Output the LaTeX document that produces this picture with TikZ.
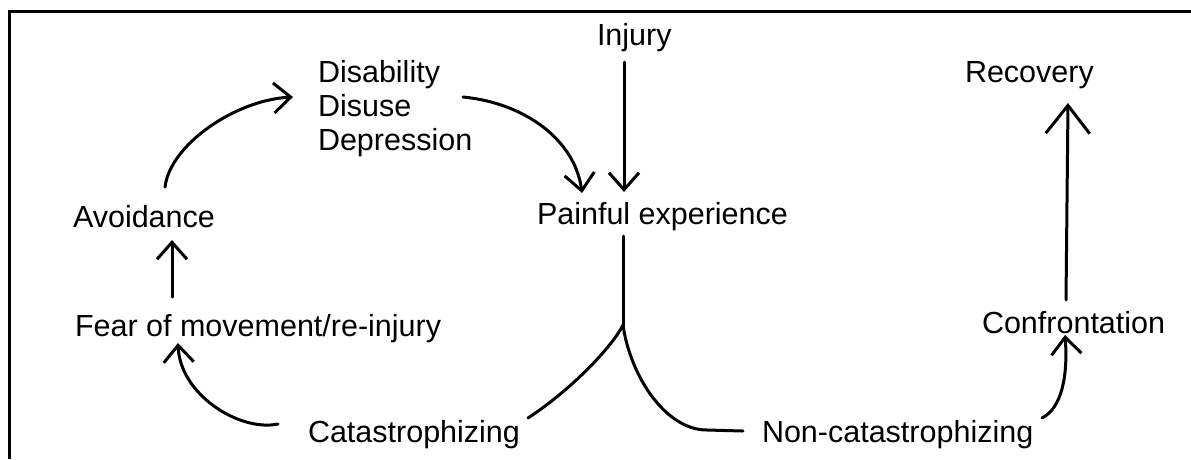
\documentclass[tikz,border=0pt]{standalone}
\usepackage{fontspec}
\setmainfont{Liberation Sans}
\usetikzlibrary{arrows.meta,calc}
\begin{document}
\begin{tikzpicture}[x=1pt,y=-1pt,
  lbl/.style={anchor=base west,inner sep=0pt,outer sep=0pt,font=\fontsize{30.5}{34}\selectfont},
  conn/.style={line width=3pt,line cap=round,line join=round},
  arr/.style={conn,-{Straight Barb[length=17pt,width=30pt]}},
  arrbig/.style={conn,-{Straight Barb[length=28pt,width=44pt]}},
  frame/.style={line width=3pt}
]
\useasboundingbox (0,0) rectangle (1191,459);
\draw[frame] (9.5,459) -- (9.5,11) -- (1191,11);

% nodes
\node[lbl] (injury)   at (597,45)  {Injury};
\node[lbl] (recovery) at (965,82)  {Recovery};
\node[lbl] (dis1)     at (318,82)  {Disability};
\node[lbl] (dis2)     at (318,116) {Disuse};
\node[lbl] (dis3)     at (318,150) {Depression};
\node[lbl] (pain)     at (537,224) {Painful experience};
\node[lbl] (avoid)    at (73,227)  {Avoidance};
\node[lbl] (fear)     at (75,336)  {Fear of movement/re-injury};
\node[lbl] (cat)      at (308,442) {Catastrophizing};
\node[lbl] (noncat)   at (762,442) {Non-catastrophizing};
\node[lbl] (conf)     at (982,333) {Confrontation};

% Injury -> Painful experience
\draw[arr] ($(injury.base west)+(27,17)$) -- ($(pain.base west)+(87,-32)$);
% Disability block -> Painful experience
\draw[arr] ($(dis2.base west)+(145,-19)$) .. controls +(62,6) and +(-7,-53) .. ($(pain.base west)+(45,-31)$);
% Avoidance -> Disability block
\draw[arr] ($(avoid.base west)+(92,-40)$) .. controls +(5,-42) and +(-58,3) .. ($(dis2.base west)+(-25,-19)$);
% Fear -> Avoidance
\draw[arr] ($(fear.base west)+(97,-39)$) -- ($(avoid.base west)+(99,13)$);
% Catastrophizing -> Fear
\draw[arr] ($(cat.base west)+(-30,-18)$) .. controls +(-38,8) and +(2,52) .. ($(fear.base west)+(103,7)$);
% Painful experience split
\coordinate (split) at ($(pain.base west)+(86,101)$);
\draw[conn] ($(pain.base west)+(86,12)$) -- (split);
\draw[conn] (split) .. controls +(-10,20) and +(47,-31) .. ($(cat.base west)+(220,-24)$);
\draw[conn] (split) .. controls +(7,50) and +(-42,0) .. ($(noncat.base west)+(-55,-12)$) -- ($(noncat.base west)+(-19,-11)$);
% Non-catastrophizing -> Confrontation
\draw[arr] ($(noncat.base west)+(280,-24)$) .. controls +(20,-10) and +(3,40) .. ($(conf.base west)+(83,2)$);
% Confrontation -> Recovery
\draw[arrbig] ($(conf.base west)+(84,-33)$) -- ($(recovery.base west)+(103,21)$);
\end{tikzpicture}
\end{document}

########################################

Give back the whole listing as it stands, minus its pictures.

Output the LaTeX document that produces this picture with TikZ.
\documentclass[tikz,border=0pt]{standalone}
\usepackage{fontspec}
\setmainfont{Liberation Sans}
\usetikzlibrary{arrows.meta,calc}
\begin{document}
\begin{tikzpicture}[x=1pt,y=-1pt,
  lbl/.style={anchor=base west,inner sep=0pt,outer sep=0pt,font=\fontsize{30.5}{34}\selectfont},
  conn/.style={line width=3pt,line cap=round,line join=round},
  arr/.style={conn,-{Straight Barb[length=17pt,width=30pt]}},
  arrbig/.style={conn,-{Straight Barb[length=28pt,width=44pt]}},
  frame/.style={line width=3pt}
]
\useasboundingbox (0,0) rectangle (1191,459);
\draw[frame] (9.5,459) -- (9.5,11) -- (1191,11);

% nodes
\node[lbl] (injury)   at (597,45)  {Injury};
\node[lbl] (recovery) at (965,82)  {Recovery};
\node[lbl] (dis1)     at (318,82)  {Disability};
\node[lbl] (dis2)     at (318,116) {Disuse};
\node[lbl] (dis3)     at (318,150) {Depression};
\node[lbl] (pain)     at (537,224) {Painful experience};
\node[lbl] (avoid)    at (73,227)  {Avoidance};
\node[lbl] (fear)     at (75,336)  {Fear of movement/re-injury};
\node[lbl] (cat)      at (308,442) {Catastrophizing};
\node[lbl] (noncat)   at (762,442) {Non-catastrophizing};
\node[lbl] (conf)     at (982,333) {Confrontation};

% Injury -> Painful experience
\draw[arr] ($(injury.base west)+(27,17)$) -- ($(pain.base west)+(87,-32)$);
% Disability block -> Painful experience
\draw[arr] ($(dis2.base west)+(145,-19)$) .. controls +(62,6) and +(-7,-53) .. ($(pain.base west)+(45,-31)$);
% Avoidance -> Disability block
\draw[arr] ($(avoid.base west)+(92,-40)$) .. controls +(5,-42) and +(-58,3) .. ($(dis2.base west)+(-25,-19)$);
% Fear -> Avoidance
\draw[arr] ($(fear.base west)+(97,-39)$) -- ($(avoid.base west)+(99,13)$);
% Catastrophizing -> Fear
\draw[arr] ($(cat.base west)+(-30,-18)$) .. controls +(-38,8) and +(2,52) .. ($(fear.base west)+(103,7)$);
% Painful experience split
\coordinate (split) at ($(pain.base west)+(86,101)$);
\draw[conn] ($(pain.base west)+(86,12)$) -- (split);
\draw[conn] (split) .. controls +(-10,20) and +(47,-31) .. ($(cat.base west)+(220,-24)$);
\draw[conn] (split) .. controls +(7,50) and +(-42,0) .. ($(noncat.base west)+(-55,-12)$) -- ($(noncat.base west)+(-19,-11)$);
% Non-catastrophizing -> Confrontation
\draw[arr] ($(noncat.base west)+(280,-24)$) .. controls +(20,-10) and +(3,40) .. ($(conf.base west)+(83,2)$);
% Confrontation -> Recovery
\draw[arrbig] ($(conf.base west)+(84,-33)$) -- ($(recovery.base west)+(103,21)$);
\end{tikzpicture}
\end{document}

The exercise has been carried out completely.